According to the EABC, more than 2,464 tariff lines across the region have been subject to stays or remissions under EAC Legal Notice No. EAC/171/2025. These exemptions disproportionately affect the manufacturing and agro-processing sectors—including key goods like textiles, iron, steel, plastics, and leather—which are vital for value addition and industrial growth in South Sudan and other EAC countries.

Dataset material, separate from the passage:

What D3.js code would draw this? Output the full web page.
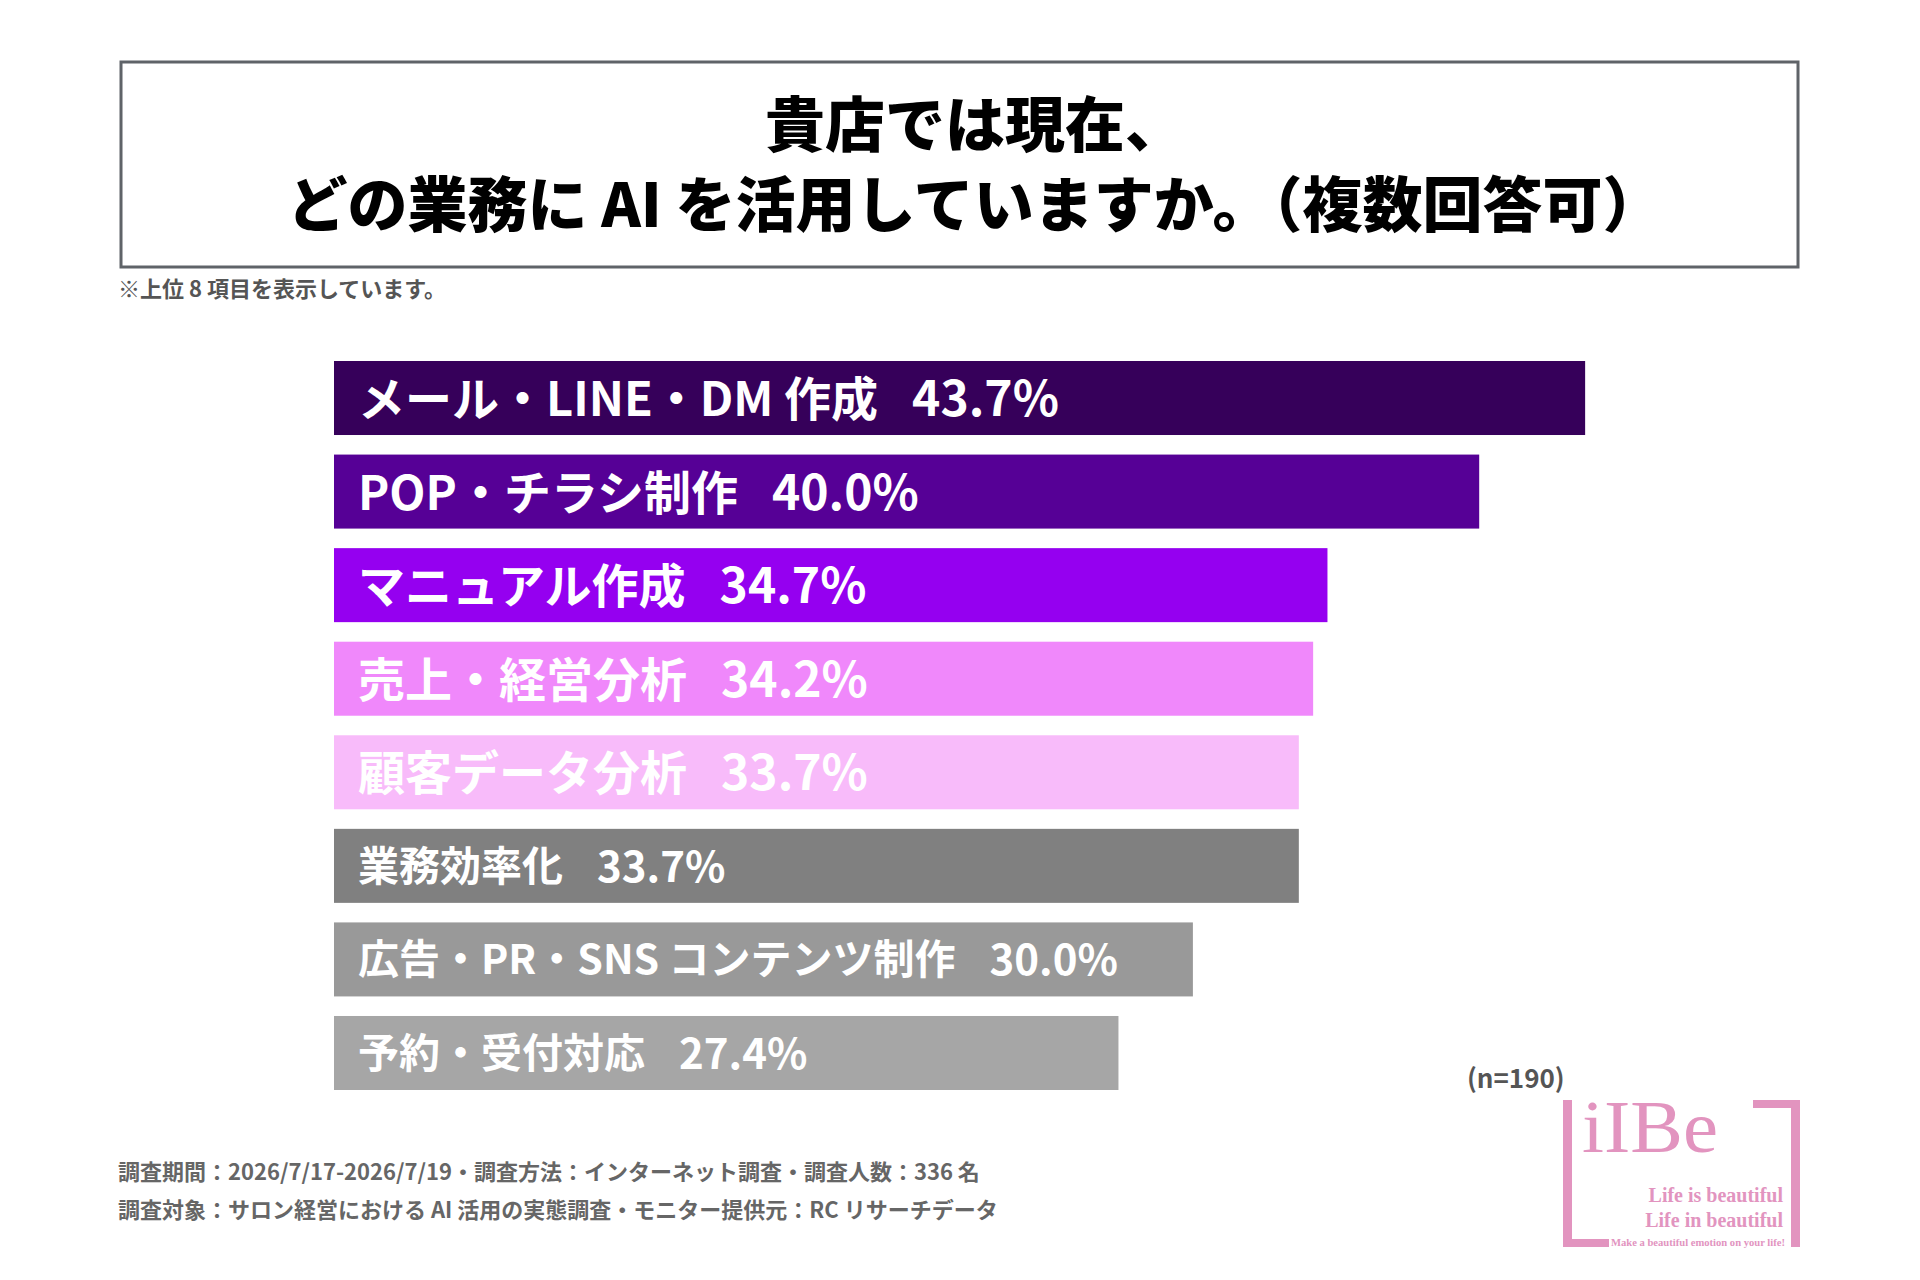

EAC Tariff Policy Snapshot Estimated Impact
SoAs Coverage (2023/24–2024/25) Over 30% of CET tariff lines
Duty Remission (Country-Specific) Over 10% of CET tariff lines
Tariff lines affected by exemptions (2025) 2,464 lines (41.3% of total)
Sectors most impacted Manufacturing, agro-processing
Potential gain from resolving tariff issues $63.4 billion in regional trade
Target intra-EAC trade share by 2030 40%
Actual intra-EAC trade share in 2024 12.17%

Despite a 14.17% increase in the EAC’s total trade in 2024, reaching $124.9 billion, intra-EAC trade only grew by 9.35%, from $13.9 billion to $15.2 billion. This means that nearly 88% of trade remains with external partners, leaving the bloc vulnerable to global shocks and missing out on potential regional synergies.

The East African Business Council is advocating for uniform CET application, clearer regional guidelines on SoAs, and phased limits (maximum of 3 years) to prevent long-term distortions. These changes are expected to improve transparency, predictability, and investor confidence across the region, including in South Sudan.

The council also recommends eliminating charges of equivalent effect on goods of EAC origin traded between member states, and conducting structured consultations before the pre-budget cycles. This will ensure that stays and remissions do not weaken regional trade obligations.

In the meantime, corporate tax and other levies continue to differ widely across EAC states. In Rwanda, corporate tax stands at 28%, while it is 30% in Kenya, Uganda, and Tanzania. South Sudan’s rates remain unclear, adding further uncertainty to investors and regional trade partners.

Selected Tax Comparisons in EAC Kenya Uganda Tanzania Rwanda
Corporate Income Tax 30% 30% 30% 28%
Employer Payroll Taxes Minimal 10% 14% 8.3%
Employee Payroll Taxes 35% 45% 40% 36.3%
VAT 16% 18% 18% 18%
Excise Duty (on services, varies widely) Yes Yes Yes Yes

South Sudan’s delay in harmonising tax and trade policies may limit its ability to attract investments under the EAC Common Market. Experts urge the Ministry of Finance in Juba to participate actively in regional budget consultations and adopt aligned CET policies from July, when the EAC fiscal year begins.

The EABC is also calling for the inclusion of the private sector in national pre-budget discussions to improve the business environment and ensure trade policies support regional integration goals.

If the current fragmented tariff implementation continues, economic analysts warn, South Sudan and its regional partners may miss out on the projected $63.4 billion trade gain and a 54% rise in intra-EAC trade.